By Dayafter Bureau, Agencies
The widening rift between the US and Russian adminstration was laid bare as Secretary of State Rex Tillerson and Russian President Vladimir Putin failed to ease deepening tensions over Syria.
“There is a low level of trust between our countries,” Tillerson said in a press conference with Russian Foreign Minister Sergei Lavrov on April 12th, reported The Washington Post.
“The world’s two primary nuclear powers cannot have this kind of relationship,” he said.
After Tillerson spent three hours talking with Lavrov and almost two hours at the Kremlin with Putin, conveying Washington’s demands that Moscow abandon Syria, the Russian Foreign Minister aired a long list of grievances with the US, some dating back many years.
“Unfortunately, we’ve got some differences with regard to a majority of those issues,” Lavrov lamented.
The only concession that Tillerson appeared to have extracted from the Russians was that Putin offered to restore a hotline aimed at avoiding accidents in the air over Syria, said the report.
Russia had suspended that effort after US missile strikes on a Syrian airbase following an April 4 chemical weapons attack on a village in rebel territory.
Lavrov said the deal would apply only if the US and its allies targeted terrorists, not Syrian President Bashar al-Assad’s forces.
Both the countries agreed to work together on an investigation of the Syrian chemical attack last week.
However, the Russian President and his officials dismissed US evidence that Assad had carried out the attack, and Putin added a “bombshell prediction” of his own: Unnamed forces were going to carry out more chemical weapons attacks and blame these on Assad.
Tillerson reiterated the US belief that Assad ordered the attack, though he stepped back from the US charge that Russia was covering up Assad’s culpability.
“With respect to Russia’s complicity or knowledge of the chemical weapons attack, we have no firm information to indicate that there was any involvement by Russia, Russian forces into this attack,” he said.
“What we do know is the attack was planned and carried out by regime forces at the direction of Assad.”
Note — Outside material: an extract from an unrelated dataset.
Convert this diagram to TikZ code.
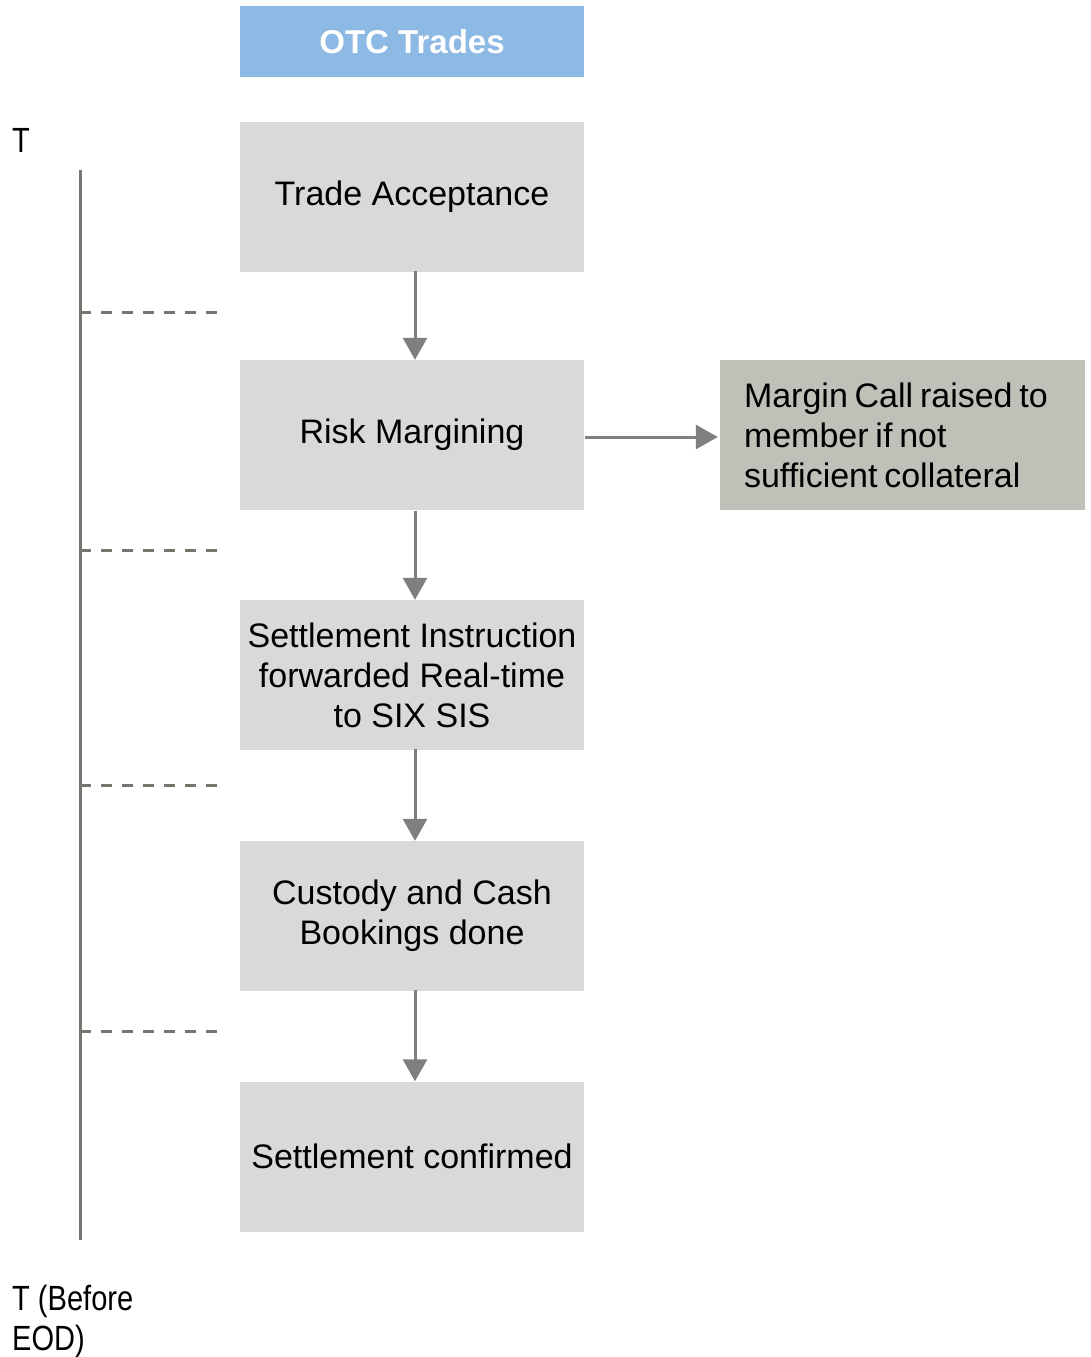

Lavrov retorted by saying: “This is obviously the subject where our views differ.”
There were only a handful of issues Tillerson and Lavrov said they broadly agreed on — that the Korean peninsula should be denuclearized, Syria should be “unified and stable” after the Islamic State is defeated, and that there should be more communication between US and Russian diplomats and militaries.
Tillerson said both nations would set up a “working group” to seek ways to ease tensions.
Shortly after Tillerson and Lavrov finished speaking to reporters, Trump said in a news conference in Washington that the US is “not getting along with Russia at all” and that their relations are at an “all-time low.”
Russia also vetoed a UN resolution demanding the Syrian government cooperate with an investigation of the chemical attack, saying that Moscow had expressed its “categorical disagreement” with the draft resolution, which led to further criticism from the West, including the US.
“The international community has spoken. Russia now has a lot to prove,” US Ambassador Nikki Haley said.